Zille meets with diplomats over CT water crisis
This comes as City officials prepare for day zero which is likely to fall on 12 April.
This comes as City of Cape Town officials prepare for day zero which is likely to fall on 12 April.
Zille says officials provided information regarding preparations for the day taps run dry.
“This morning we met with various representatives of the consuls-general in Cape Town to brief them on the preparations for in the possible event of day zero and to assure them that tourism, as well as other sectors of the economy, will continue. We have a continuity plan for all sectors that underpin the Western Cape’s economy.”
The City of Cape Town on Sunday announced its contingency plans for day zero.
The current dam levels for Cape Town are 26.5%. If dam levels continue to drop, day zero could be a reality soon.
When Cape Town dam levels drop to 13.5%, the city will begin to shut down its reticulation system in residential areas.
About 180 communal water collection sites have been identified which will be open for 12 hours a day.
But should the situation deteriorate further, times will be adjusted.
Each resident will be allocated 25 litres of water a day.
The city says there will be separate sections for pedestrian and vehicle access.
Water tankers will be used to deliver water to vulnerable groups such as old age homes and care facilities.
WATCH: Day Zero inevitable for Cape Town
DISASTER OPERATIONS CENTRE
The City of Cape Town's Disaster Operation Centre (DOC) will be activated from Monday, 29 January.

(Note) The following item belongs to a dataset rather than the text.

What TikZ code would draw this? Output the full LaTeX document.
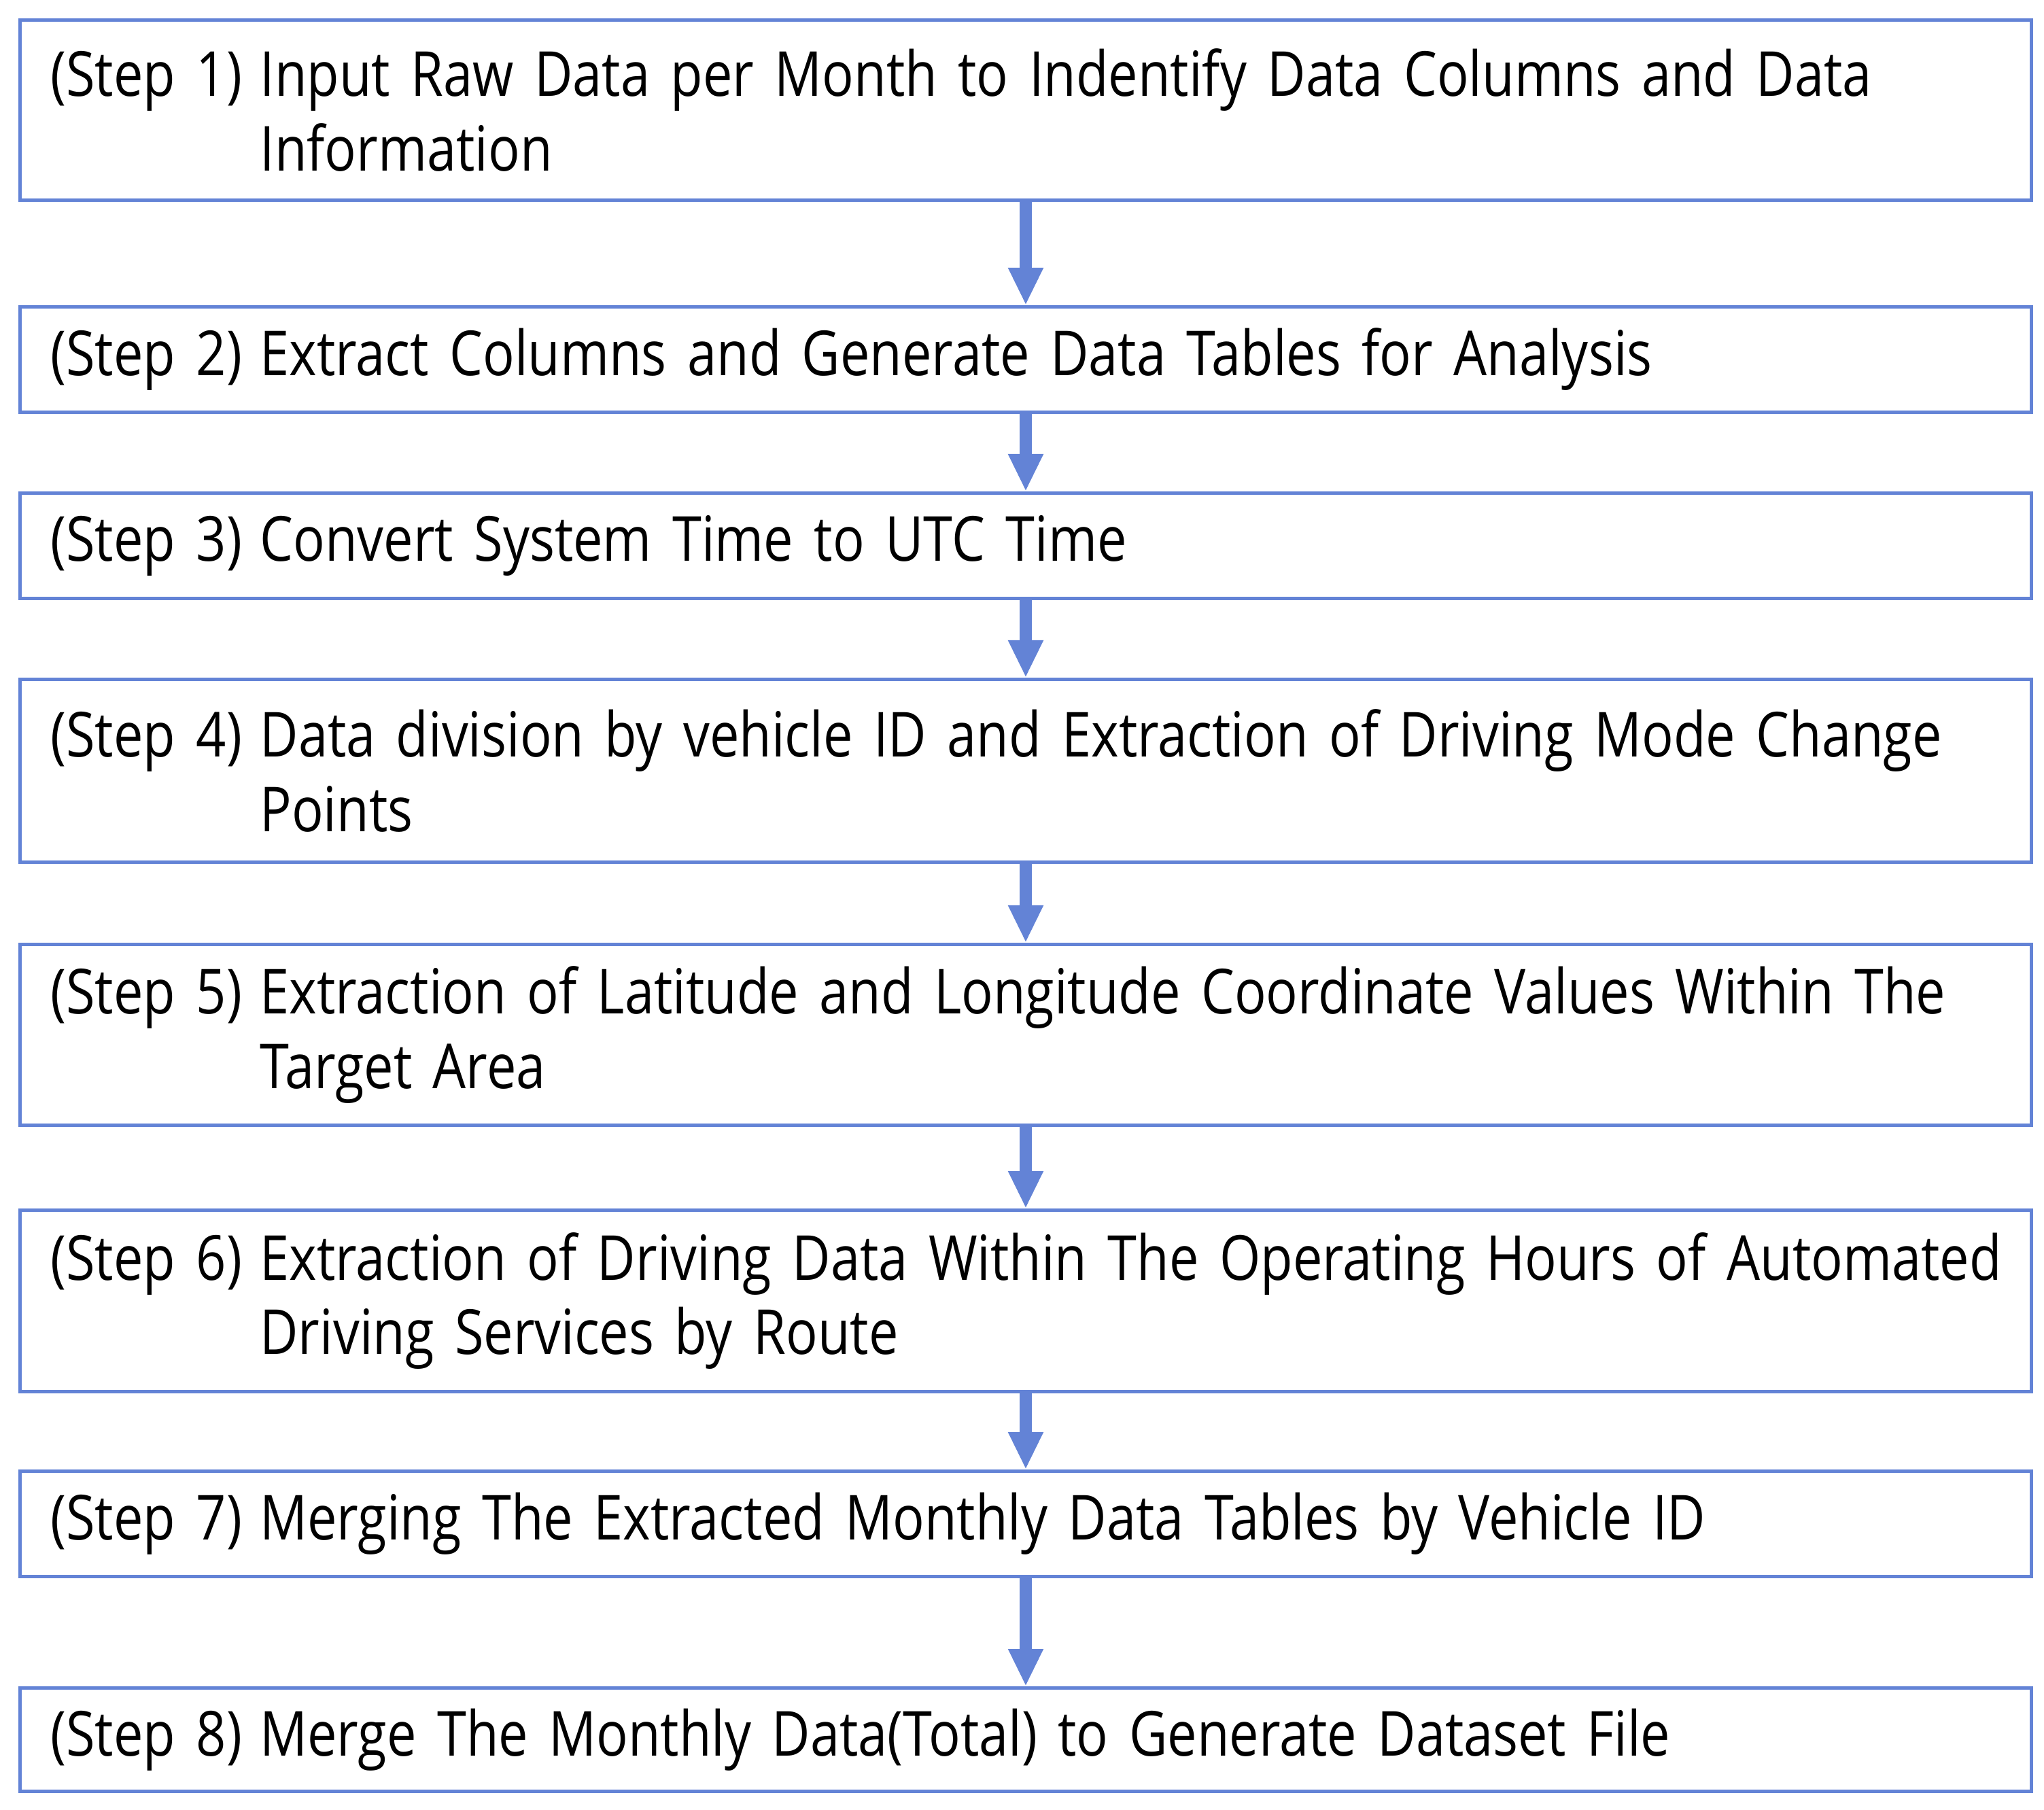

It will coordinate the City's water disaster plan on when day zero strikes, by managing the water collection points.
The City’s Disaster Risk Management Department has been consulting with the international community since early last year on how best to distribute water in a time of crisis.
The city says the South African Defence Force has indicated it will support the city's law enforcement, metro and traffic officers at water collection points.

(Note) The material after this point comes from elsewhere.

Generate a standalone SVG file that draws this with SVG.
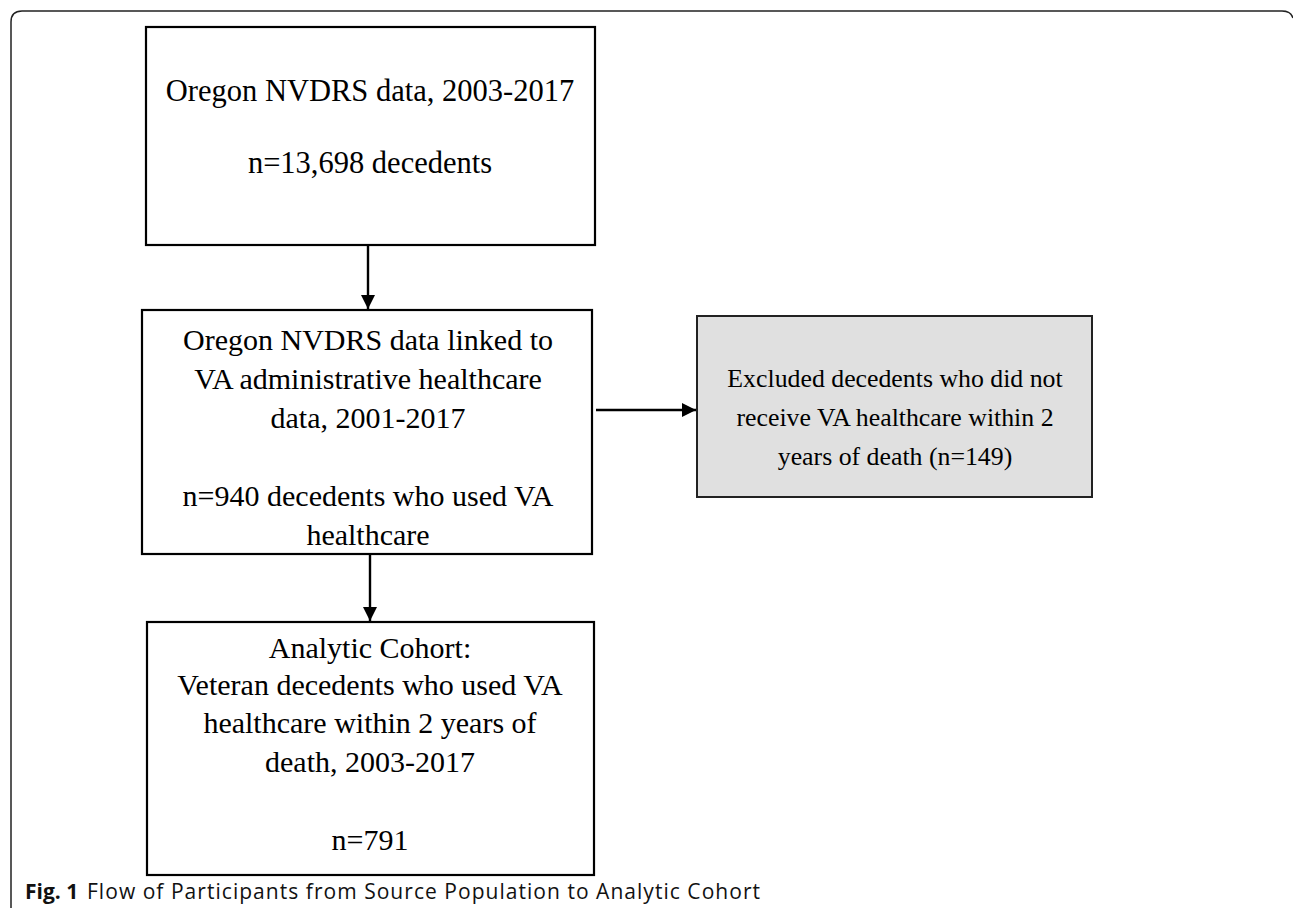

The city says it will be trouble-shooting each water collection point so that, if day zero arrives, people are able to collect water as quickly and safely as possible.
This follows concerns about how the amount of water people collect will be monitored.
The city says no one will be turned away and all people living in Cape Town will be entitled to collect water at these points. It adds people won't be required to provide identification to collect their daily allocation of water.
However, it says the collection of water will only be regulated in order to prevent people from collecting far above their daily water allocation.
Officials will be onsite to monitor potential abuse and residents are also encouraged to report any abuse they witness.